Monday, August 12, 2019

BIRMINGHAM, Ala. (AP) — Forecasters are warning about days of scorching, dangerous heat gripping a wide swath of the U.S. South and Midwest, where the heat index today approached 120 degrees in one town and climbed nearly that high in others.

With temperatures about 100 degrees at midday and "feels like" temperatures soaring even higher, parts of 13 states were under heat advisories, from Texas, Louisiana and Florida in the South to Missouri and Illinois in the Midwest, the National Weather Service reported.

"It feels like hell is what it feels like," said Junae Brooks, who runs Junae's Grocery in Holly Bluff, Miss. Around her, many of her customers kept cool with wet rags around their necks or by wearing straw hats.

Some of the most oppressive conditions were in Louisiana, Arkansas, Mississippi and Oklahoma.

The heat index rose to 119 degrees by late afternoon in West Memphis, Ark.; and to 118 degrees in Clarksdale, Miss., the weather service reported.
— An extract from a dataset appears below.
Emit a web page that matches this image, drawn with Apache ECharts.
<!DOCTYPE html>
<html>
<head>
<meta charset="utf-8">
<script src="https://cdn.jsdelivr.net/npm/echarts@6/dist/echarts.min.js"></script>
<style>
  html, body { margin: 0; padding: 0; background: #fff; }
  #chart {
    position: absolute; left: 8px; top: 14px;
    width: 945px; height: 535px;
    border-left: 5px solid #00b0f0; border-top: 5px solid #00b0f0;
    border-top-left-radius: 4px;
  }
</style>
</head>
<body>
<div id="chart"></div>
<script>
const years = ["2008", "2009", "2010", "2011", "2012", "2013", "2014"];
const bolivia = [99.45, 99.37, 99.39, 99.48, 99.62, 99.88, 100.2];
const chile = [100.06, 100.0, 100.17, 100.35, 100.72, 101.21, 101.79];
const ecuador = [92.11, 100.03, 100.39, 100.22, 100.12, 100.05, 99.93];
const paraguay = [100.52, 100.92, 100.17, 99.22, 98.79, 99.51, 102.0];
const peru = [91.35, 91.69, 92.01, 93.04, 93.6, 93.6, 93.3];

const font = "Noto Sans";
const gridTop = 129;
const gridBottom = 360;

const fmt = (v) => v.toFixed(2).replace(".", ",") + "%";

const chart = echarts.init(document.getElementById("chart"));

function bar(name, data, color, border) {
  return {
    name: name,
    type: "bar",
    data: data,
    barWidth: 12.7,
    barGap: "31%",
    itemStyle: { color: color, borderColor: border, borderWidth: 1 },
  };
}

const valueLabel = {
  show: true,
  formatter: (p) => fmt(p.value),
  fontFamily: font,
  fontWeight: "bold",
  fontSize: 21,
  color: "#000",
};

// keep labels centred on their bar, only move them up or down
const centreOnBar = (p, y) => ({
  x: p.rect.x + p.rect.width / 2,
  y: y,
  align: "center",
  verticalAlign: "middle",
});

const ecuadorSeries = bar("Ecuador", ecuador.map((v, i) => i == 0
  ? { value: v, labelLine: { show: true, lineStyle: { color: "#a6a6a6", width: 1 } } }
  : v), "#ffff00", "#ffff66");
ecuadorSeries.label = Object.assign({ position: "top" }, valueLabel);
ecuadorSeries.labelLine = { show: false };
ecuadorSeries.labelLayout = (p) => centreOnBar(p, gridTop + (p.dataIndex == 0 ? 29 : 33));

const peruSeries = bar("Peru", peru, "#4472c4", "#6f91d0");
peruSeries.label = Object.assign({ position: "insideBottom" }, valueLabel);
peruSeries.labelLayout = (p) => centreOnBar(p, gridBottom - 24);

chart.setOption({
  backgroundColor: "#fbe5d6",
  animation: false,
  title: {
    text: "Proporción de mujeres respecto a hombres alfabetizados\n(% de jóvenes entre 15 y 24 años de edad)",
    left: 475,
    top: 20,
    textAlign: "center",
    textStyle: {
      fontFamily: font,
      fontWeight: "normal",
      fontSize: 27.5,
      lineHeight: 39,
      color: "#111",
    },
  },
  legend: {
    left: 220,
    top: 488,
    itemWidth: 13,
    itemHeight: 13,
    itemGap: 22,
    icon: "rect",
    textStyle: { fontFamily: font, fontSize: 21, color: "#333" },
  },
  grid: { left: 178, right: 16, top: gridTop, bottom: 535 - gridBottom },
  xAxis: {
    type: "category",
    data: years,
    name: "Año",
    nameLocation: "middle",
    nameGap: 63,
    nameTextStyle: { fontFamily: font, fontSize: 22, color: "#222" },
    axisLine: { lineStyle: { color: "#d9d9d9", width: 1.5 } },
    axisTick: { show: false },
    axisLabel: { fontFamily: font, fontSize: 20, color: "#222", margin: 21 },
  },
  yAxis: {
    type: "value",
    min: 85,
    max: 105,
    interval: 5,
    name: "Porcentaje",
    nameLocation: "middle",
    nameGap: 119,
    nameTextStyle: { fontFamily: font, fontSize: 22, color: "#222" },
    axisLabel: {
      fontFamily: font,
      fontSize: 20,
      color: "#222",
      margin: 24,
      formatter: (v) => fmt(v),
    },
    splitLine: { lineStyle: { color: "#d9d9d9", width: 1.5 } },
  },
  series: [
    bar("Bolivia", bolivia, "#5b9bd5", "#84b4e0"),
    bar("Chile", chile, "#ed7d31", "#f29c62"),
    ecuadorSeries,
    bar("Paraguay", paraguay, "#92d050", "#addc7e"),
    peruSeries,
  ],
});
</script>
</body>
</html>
Similar readings were expected in eastern Oklahoma.

In Alabama, the temperature hit 100 degrees with a heat index of 106 degrees by mid-afternoon in Birmingham, the state's largest city.

Heat exhaustion and heat stroke were the leading threats.

"You are more likely to develop a heat illness quicker in this type of weather, when it's really humid and hot," said Gary Chatelain, a National Weather Service meteorologist based in Shreveport, La., where a wet summer contributed to high humidity.